-- Begin Records shown --

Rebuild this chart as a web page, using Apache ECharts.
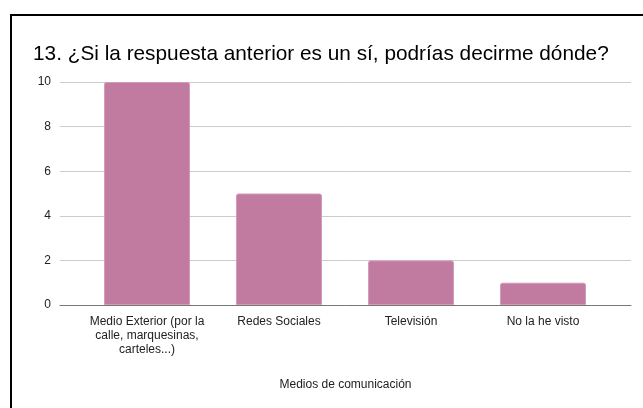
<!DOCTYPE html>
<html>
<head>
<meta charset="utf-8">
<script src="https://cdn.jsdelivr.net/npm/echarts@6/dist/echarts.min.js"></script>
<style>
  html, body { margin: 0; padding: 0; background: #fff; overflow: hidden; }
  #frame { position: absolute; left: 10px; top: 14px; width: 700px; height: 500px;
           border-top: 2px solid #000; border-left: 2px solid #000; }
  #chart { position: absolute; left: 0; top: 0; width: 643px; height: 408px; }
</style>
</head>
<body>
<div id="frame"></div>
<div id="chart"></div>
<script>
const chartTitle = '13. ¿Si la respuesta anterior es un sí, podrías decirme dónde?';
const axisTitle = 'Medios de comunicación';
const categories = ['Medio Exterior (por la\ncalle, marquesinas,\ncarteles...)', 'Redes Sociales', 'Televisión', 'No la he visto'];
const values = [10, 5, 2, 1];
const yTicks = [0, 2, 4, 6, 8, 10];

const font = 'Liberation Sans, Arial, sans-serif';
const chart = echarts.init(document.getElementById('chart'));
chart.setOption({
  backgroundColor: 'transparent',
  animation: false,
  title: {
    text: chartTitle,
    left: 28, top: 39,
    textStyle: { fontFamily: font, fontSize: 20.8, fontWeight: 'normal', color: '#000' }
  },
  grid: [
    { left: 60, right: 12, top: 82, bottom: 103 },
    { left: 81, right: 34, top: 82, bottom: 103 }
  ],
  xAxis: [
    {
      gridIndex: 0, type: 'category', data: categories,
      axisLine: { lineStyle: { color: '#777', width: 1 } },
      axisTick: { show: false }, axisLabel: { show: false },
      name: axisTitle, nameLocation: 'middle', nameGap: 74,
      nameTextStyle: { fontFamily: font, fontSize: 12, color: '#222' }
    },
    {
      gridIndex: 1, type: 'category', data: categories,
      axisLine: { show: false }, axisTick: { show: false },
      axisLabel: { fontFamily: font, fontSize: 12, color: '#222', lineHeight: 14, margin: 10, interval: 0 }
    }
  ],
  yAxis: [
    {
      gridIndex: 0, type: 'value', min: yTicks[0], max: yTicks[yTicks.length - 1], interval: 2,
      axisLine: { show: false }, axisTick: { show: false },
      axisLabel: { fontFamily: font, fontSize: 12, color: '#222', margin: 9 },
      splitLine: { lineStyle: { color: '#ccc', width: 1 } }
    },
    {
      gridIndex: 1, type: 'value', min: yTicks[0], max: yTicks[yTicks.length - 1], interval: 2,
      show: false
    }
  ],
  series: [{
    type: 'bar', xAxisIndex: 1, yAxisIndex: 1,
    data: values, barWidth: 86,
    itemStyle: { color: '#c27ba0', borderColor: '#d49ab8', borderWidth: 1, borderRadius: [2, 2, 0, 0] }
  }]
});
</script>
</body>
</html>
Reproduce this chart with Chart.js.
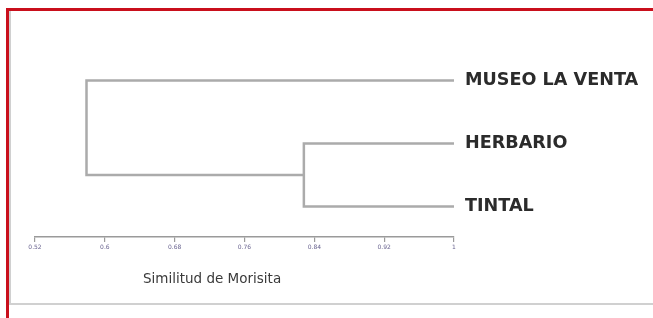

-- End Records shown --
-- Begin Records shown --

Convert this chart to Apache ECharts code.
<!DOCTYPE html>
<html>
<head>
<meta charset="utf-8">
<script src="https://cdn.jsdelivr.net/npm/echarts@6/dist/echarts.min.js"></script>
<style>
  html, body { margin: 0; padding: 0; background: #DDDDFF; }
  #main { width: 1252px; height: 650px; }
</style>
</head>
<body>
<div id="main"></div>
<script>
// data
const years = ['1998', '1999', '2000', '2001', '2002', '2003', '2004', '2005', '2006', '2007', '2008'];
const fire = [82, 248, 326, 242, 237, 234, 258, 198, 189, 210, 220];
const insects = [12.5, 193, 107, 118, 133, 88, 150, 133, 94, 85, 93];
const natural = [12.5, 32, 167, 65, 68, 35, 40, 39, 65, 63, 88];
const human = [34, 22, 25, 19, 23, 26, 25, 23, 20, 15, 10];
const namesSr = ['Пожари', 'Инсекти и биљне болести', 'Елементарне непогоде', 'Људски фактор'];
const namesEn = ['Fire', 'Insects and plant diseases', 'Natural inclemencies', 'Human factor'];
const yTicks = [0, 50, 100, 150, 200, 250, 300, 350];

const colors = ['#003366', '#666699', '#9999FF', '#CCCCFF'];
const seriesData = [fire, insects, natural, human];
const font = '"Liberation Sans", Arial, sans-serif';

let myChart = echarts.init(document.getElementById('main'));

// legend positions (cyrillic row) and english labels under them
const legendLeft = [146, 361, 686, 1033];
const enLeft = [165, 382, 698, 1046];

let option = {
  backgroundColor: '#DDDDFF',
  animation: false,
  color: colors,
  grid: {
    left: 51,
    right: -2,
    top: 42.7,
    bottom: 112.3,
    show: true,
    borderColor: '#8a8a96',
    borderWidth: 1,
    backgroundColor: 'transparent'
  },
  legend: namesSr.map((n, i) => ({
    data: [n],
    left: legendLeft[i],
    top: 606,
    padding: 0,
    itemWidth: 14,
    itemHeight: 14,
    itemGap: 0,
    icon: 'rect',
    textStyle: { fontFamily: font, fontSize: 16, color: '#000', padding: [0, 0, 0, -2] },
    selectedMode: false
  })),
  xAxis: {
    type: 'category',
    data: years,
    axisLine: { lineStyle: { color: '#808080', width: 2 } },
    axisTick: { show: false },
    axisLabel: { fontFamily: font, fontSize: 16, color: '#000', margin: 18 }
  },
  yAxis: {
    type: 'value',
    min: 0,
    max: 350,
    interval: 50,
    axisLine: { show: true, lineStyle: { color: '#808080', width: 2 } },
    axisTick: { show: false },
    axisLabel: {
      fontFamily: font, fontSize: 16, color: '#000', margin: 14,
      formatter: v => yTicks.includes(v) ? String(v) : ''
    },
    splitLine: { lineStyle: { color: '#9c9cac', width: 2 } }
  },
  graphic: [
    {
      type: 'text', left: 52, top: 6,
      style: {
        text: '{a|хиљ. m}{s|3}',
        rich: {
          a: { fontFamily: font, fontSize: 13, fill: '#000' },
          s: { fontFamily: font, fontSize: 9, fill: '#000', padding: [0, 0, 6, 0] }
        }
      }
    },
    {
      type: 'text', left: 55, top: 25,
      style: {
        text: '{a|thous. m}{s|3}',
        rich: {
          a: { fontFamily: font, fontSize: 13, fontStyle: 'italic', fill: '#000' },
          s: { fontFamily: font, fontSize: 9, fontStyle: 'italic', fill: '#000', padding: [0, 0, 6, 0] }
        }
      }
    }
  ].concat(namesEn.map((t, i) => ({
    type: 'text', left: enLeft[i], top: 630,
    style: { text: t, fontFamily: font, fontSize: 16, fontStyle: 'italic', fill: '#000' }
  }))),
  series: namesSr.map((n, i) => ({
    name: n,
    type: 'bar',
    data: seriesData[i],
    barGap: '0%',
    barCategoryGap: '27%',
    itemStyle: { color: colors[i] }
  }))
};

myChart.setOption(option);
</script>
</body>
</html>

-- End Records shown --
-- Begin Records shown --

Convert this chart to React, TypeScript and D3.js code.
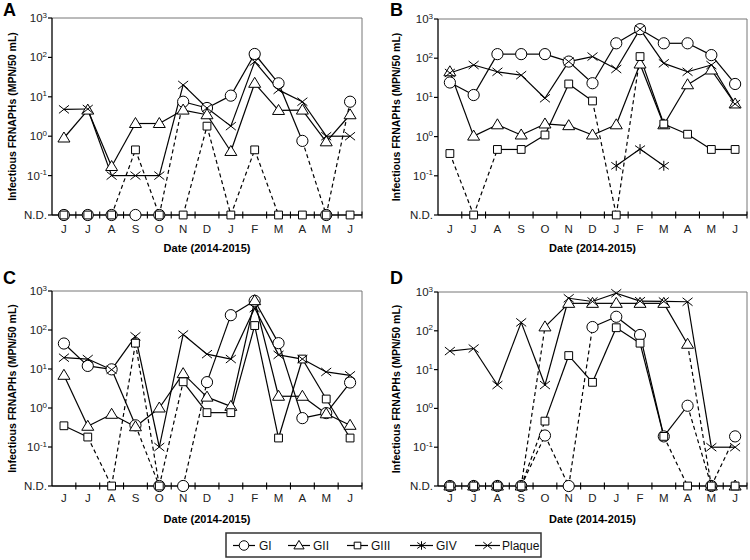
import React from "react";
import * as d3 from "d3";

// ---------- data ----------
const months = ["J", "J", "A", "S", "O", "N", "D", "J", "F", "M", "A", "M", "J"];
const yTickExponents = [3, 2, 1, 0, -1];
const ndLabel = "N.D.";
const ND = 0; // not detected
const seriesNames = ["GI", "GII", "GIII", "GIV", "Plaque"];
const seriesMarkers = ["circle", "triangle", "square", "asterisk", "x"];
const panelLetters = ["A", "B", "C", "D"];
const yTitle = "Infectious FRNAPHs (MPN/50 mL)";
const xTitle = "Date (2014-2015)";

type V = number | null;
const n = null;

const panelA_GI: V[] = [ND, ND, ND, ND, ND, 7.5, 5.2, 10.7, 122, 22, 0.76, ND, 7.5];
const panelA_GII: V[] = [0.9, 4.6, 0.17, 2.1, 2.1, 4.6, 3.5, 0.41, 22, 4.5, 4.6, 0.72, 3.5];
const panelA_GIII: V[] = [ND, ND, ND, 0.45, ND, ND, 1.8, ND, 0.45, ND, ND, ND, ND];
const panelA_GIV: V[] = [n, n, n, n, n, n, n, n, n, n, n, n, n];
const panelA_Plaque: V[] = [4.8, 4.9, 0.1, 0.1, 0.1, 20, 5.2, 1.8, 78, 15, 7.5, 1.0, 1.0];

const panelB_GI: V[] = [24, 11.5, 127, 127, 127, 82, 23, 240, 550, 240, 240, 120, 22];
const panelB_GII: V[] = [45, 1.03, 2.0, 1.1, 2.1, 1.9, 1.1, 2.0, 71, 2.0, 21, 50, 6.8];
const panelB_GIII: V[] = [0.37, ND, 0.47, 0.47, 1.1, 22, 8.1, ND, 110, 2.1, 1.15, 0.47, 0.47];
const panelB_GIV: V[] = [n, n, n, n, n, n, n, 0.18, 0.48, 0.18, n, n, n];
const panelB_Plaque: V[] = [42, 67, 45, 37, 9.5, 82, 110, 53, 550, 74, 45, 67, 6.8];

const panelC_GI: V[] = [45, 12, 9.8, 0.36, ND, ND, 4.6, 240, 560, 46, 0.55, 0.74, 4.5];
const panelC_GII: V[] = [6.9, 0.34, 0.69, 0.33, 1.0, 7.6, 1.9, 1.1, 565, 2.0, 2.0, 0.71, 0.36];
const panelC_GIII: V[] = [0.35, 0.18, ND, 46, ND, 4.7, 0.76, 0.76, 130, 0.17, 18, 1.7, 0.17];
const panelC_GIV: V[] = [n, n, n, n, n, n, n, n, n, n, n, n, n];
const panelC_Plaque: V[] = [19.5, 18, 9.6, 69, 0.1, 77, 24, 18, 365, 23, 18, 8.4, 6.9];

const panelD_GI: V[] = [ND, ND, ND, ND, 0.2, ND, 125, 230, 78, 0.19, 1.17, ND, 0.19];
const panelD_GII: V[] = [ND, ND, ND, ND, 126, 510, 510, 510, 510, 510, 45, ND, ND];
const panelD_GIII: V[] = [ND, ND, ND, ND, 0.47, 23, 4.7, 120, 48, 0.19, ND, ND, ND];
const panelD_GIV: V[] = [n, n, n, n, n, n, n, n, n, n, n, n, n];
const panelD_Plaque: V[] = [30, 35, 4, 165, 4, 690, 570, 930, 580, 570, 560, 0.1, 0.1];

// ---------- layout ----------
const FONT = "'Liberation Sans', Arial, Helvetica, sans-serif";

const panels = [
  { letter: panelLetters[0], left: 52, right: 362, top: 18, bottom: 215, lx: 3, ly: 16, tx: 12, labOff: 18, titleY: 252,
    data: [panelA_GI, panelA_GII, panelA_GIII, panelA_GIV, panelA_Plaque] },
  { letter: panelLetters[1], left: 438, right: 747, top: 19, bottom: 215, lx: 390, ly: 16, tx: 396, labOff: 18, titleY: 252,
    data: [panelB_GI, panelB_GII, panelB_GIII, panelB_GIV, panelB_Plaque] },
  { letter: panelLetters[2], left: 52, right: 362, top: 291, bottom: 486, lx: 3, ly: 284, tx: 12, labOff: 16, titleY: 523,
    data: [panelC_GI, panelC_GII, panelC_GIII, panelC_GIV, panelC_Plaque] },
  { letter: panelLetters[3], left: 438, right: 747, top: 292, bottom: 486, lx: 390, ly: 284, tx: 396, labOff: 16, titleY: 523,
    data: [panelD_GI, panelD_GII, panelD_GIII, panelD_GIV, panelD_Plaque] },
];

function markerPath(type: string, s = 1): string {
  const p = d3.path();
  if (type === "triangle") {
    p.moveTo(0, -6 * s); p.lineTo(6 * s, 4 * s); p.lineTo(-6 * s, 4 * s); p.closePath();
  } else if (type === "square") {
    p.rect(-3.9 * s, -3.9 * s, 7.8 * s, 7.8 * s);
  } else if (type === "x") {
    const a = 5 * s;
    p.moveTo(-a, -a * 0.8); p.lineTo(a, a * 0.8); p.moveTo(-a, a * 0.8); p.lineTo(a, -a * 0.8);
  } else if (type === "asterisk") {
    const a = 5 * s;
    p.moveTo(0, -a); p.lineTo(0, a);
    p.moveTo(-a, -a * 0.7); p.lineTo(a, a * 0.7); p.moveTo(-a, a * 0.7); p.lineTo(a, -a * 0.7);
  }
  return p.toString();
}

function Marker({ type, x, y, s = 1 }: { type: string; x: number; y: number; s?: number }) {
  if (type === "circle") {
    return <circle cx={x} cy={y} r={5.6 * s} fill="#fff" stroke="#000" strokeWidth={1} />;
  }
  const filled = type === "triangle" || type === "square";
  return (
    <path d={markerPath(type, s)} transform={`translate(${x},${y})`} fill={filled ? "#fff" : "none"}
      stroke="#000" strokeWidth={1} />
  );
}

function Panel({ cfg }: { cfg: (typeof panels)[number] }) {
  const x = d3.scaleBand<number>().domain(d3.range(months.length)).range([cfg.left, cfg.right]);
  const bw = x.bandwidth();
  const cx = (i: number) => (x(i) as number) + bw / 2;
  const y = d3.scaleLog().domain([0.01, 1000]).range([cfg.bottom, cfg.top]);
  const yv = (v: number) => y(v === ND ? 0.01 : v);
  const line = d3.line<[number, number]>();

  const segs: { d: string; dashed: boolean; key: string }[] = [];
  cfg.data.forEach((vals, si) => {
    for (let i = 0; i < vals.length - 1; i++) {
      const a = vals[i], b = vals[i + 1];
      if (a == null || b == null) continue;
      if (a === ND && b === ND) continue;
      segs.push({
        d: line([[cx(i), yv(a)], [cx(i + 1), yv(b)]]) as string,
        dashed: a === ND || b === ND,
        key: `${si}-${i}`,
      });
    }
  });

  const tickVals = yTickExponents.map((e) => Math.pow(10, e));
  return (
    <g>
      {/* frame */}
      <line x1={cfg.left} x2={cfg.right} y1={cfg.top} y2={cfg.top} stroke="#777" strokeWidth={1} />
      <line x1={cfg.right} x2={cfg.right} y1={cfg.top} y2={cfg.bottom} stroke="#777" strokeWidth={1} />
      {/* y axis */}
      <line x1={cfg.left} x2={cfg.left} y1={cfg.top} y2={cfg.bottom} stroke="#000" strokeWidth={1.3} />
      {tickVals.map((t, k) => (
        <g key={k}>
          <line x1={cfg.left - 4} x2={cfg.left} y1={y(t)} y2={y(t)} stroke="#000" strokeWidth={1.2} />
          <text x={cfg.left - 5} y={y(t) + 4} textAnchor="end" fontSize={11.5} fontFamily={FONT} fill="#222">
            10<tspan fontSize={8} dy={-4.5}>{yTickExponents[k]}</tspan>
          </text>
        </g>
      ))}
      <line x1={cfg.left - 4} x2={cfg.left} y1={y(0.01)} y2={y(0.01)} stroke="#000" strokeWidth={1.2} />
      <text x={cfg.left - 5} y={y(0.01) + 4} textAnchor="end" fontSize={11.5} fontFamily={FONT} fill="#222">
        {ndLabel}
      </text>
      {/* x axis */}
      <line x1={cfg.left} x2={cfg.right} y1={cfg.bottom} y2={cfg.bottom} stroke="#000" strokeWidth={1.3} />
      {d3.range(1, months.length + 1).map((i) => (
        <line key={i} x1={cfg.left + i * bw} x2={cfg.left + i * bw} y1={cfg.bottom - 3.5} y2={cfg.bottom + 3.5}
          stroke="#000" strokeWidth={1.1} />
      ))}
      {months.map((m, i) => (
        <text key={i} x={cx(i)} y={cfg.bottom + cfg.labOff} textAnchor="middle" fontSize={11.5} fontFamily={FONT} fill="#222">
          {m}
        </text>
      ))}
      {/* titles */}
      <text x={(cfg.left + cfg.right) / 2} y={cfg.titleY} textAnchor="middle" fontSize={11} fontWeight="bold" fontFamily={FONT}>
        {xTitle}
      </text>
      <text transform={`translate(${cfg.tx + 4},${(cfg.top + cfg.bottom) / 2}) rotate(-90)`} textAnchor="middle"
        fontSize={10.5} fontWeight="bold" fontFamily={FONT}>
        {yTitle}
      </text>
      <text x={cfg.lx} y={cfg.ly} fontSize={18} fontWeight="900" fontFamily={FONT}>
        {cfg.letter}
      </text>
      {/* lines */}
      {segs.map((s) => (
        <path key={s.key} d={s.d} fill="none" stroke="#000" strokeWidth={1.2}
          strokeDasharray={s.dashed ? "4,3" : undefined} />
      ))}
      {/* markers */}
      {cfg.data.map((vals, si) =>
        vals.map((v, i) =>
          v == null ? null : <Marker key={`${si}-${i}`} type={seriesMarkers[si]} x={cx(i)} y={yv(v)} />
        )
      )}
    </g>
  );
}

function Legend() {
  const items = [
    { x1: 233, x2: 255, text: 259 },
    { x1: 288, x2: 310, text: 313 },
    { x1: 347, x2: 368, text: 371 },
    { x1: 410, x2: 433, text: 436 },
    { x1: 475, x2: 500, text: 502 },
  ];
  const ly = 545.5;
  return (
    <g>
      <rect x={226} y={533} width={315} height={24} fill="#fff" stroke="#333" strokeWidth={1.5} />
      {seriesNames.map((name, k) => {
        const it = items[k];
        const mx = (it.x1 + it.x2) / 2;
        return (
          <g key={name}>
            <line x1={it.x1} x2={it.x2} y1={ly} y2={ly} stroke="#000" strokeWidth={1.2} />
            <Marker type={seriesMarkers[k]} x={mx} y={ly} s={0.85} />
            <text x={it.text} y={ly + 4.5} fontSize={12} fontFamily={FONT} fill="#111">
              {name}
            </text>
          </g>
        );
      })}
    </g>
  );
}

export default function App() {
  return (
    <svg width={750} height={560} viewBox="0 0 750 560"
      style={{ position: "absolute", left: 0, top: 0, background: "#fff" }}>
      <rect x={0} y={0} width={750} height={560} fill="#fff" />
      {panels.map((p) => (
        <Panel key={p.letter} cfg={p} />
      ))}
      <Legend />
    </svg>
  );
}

-- End Records shown --

What is expected: Print exactly the run of lines that starts at the line with "Convert this chart to Apache ECharts code." and ends at the line with "const enLeft = [165, 382, 698, 1046];". Leave out every other line.

Finished exercise:
Convert this chart to Apache ECharts code.
<!DOCTYPE html>
<html>
<head>
<meta charset="utf-8">
<script src="https://cdn.jsdelivr.net/npm/echarts@6/dist/echarts.min.js"></script>
<style>
  html, body { margin: 0; padding: 0; background: #DDDDFF; }
  #main { width: 1252px; height: 650px; }
</style>
</head>
<body>
<div id="main"></div>
<script>
// data
const years = ['1998', '1999', '2000', '2001', '2002', '2003', '2004', '2005', '2006', '2007', '2008'];
const fire = [82, 248, 326, 242, 237, 234, 258, 198, 189, 210, 220];
const insects = [12.5, 193, 107, 118, 133, 88, 150, 133, 94, 85, 93];
const natural = [12.5, 32, 167, 65, 68, 35, 40, 39, 65, 63, 88];
const human = [34, 22, 25, 19, 23, 26, 25, 23, 20, 15, 10];
const namesSr = ['Пожари', 'Инсекти и биљне болести', 'Елементарне непогоде', 'Људски фактор'];
const namesEn = ['Fire', 'Insects and plant diseases', 'Natural inclemencies', 'Human factor'];
const yTicks = [0, 50, 100, 150, 200, 250, 300, 350];

const colors = ['#003366', '#666699', '#9999FF', '#CCCCFF'];
const seriesData = [fire, insects, natural, human];
const font = '"Liberation Sans", Arial, sans-serif';

let myChart = echarts.init(document.getElementById('main'));

// legend positions (cyrillic row) and english labels under them
const legendLeft = [146, 361, 686, 1033];
const enLeft = [165, 382, 698, 1046];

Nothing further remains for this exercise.